Por fim, existe o deslocamento para Tombstone, dominado por dois acontecimentos: o duelo com a gangue liderada por Ike Clanton e os conflitos familiares. É quando o filme assume um tom francamente sombrio.
Essa separação clara de ambientes e tons resume a idéia de Kasdan sobre a conquista do Oeste. Trata-se de rever esse episódio da história, que o cinema transformou em sinônimo da construção da América (tanto física, quanto moral).
O primeiro estágio do filme retoma o classicismo: crescimento, esperança, o Oeste visto como Terra Prometida. O segundo é o da terra sem lei (ou com leis locais), selvagem. O terceiro é o da decomposição do sonho.

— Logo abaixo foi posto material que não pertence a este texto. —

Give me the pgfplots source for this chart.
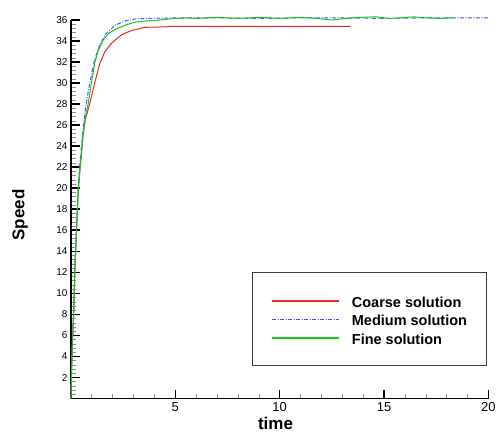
\documentclass[border=0pt]{standalone}
\usepackage{fontspec}
\setmainfont{Liberation Sans}
\usepackage{pgfplots}
\pgfplotsset{compat=1.18}
\definecolor{cred}{RGB}{235,40,40}
\definecolor{cblue}{RGB}{80,80,255}
\definecolor{cgreen}{RGB}{20,200,20}
\definecolor{lgframe}{RGB}{60,60,60}
\begin{document}
\begin{tikzpicture}
\begin{axis}[
  name=ax,
  scale only axis,
  width=418pt, height=379pt,
  xmin=0, xmax=20, ymin=0, ymax=36,
  axis lines=left,
  axis line style={line width=1.6pt,-},
  clip=false,
  tick align=inside,
  xtick={0,5,10,15,20}, xticklabels={,5,10,15,20},
  ytick={0,2,...,36},
  yticklabels={,2,4,6,8,10,12,14,16,18,20,22,24,26,28,30,32,34,36},
  minor x tick num=4, minor y tick num=4,
  major tick length=9pt, minor tick length=5pt,
  major tick style={line width=1.6pt,black},
  minor tick style={line width=0.6pt,black!45},
  /pgf/number format/assume math mode=true,
  xticklabel style={font=\fontsize{13}{13}\selectfont},
  yticklabel style={font=\fontsize{10}{10}\selectfont},
  xlabel={time}, ylabel={Speed},
  xlabel style={at={(axis description cs:0.49,-0.066)}, anchor=center, font=\fontsize{17}{17}\selectfont\bfseries},
  ylabel style={at={(axis description cs:-0.122,0.485)}, anchor=center, font=\fontsize{17}{17}\selectfont\bfseries},
  legend cell align=left,
  legend image code/.code={\draw[line width=1.2pt,#1] (0pt,-1pt) -- (67pt,-1pt);},
  legend style={at={(rel axis cs:0.995,0.335)}, anchor=north east,
    draw=lgframe, line width=0.8pt, inner xsep=19pt, inner ysep=18pt,
    row sep=-1.5pt, column sep=12pt,
    nodes={inner sep=0pt, text height=17pt, text depth=3pt, font=\fontsize{14.5}{14.5}\selectfont\bfseries}},
]
\addplot[cred, line width=1pt] coordinates {
(0,0) (0.03,2.5) (0.06,4.7) (0.14,8.5) (0.19,12.3) (0.27,16.0) (0.35,19.8)
(0.43,21.7) (0.50,23.2) (0.59,25.2) (0.70,26.6) (0.91,28.1) (1.15,30.1)
(1.39,31.9) (1.63,33.0) (1.95,33.8) (2.43,34.6) (2.90,35.0) (3.55,35.3)
(4.6,35.35) (4.7,35.4) (13.4,35.4)};
\addlegendentry{Coarse solution}
\addplot[cblue, line width=1pt, dash pattern=on 4pt off 1.5pt on 1pt off 1.5pt] coordinates {
(0,0) (0.03,3) (0.06,5) (0.14,9) (0.19,12.8) (0.27,16.6) (0.35,20.3)
(0.43,22.3) (0.50,23.9) (0.59,25.8) (0.70,27.6) (0.83,29.2) (1.07,31.7)
(1.31,33.3) (1.63,34.6) (2.11,35.5) (2.59,35.9) (3.07,36.1) (3.6,36.15)
(5,36.2) (7,36.2) (9,36.15) (11,36.2) (13,36.2) (15,36.15) (17,36.2) (20.05,36.2)};
\addlegendentry{Medium solution}
\addplot[cgreen, line width=1pt] coordinates {
(0,0) (0.03,2.5) (0.06,4.7) (0.14,8.5) (0.19,12.3) (0.27,16.0) (0.35,19.8)
(0.40,21.0) (0.43,21.7) (0.50,23.2) (0.59,25.2) (0.70,26.8) (0.83,28.1)
(0.99,30.1) (1.15,32.0) (1.31,33.1) (1.55,34.1) (1.79,34.7) (2.11,35.1)
(2.59,35.5) (3.07,35.8) (3.55,35.9) (4.0,35.95) (4.5,36.05) (5.0,36.15)
(5.5,36.2) (6.0,36.15) (6.5,36.2) (7.0,36.25) (7.5,36.2) (8.0,36.15)
(8.5,36.2) (9.0,36.25) (9.5,36.2) (10.0,36.15) (10.5,36.2) (11.0,36.25)
(11.5,36.2) (12.0,36.1) (12.5,36.0) (13.2,36.15) (13.8,36.25) (14.6,36.3)
(15.2,36.15) (15.8,36.2) (16.4,36.3) (17.0,36.2) (17.6,36.15) (18.3,36.2)};
\addlegendentry{Fine solution}
\end{axis}
\path ([xshift=-71pt,yshift=-37pt]ax.south west) rectangle ([xshift=10pt,yshift=20pt]ax.north east);
\end{tikzpicture}
\end{document}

Nesse último, a luta para manter a unidade familiar dos Earp chega a superar a rivalidade com os Clanton, com uma consequência indesejável: a caracterização dos vilões e o desenvolvimento dessa luta que culmina com o duelo de O.K. Corral (em 1881) praticamente passam a segundo plano.
O importante, para Kasdan, é criar a idéia de um inferno, marcando as transformações de Wyatt: o jovem esperançoso, no primeiro momento; o desiludido, no segundo, e o "lawman" cínico –mas namorado galante– no final.
Essa é a parte mais crítica do filme, marcada pela hipertrofia da questão familiar. Ela fixa o andamento lento e analítico, como característica central de "Wyatt Earp". É corajoso e pessoal, mas tende a só agradar os fãs incondicionais do faroeste. Uma pena, porque "Wyatt Earp" é belíssimo.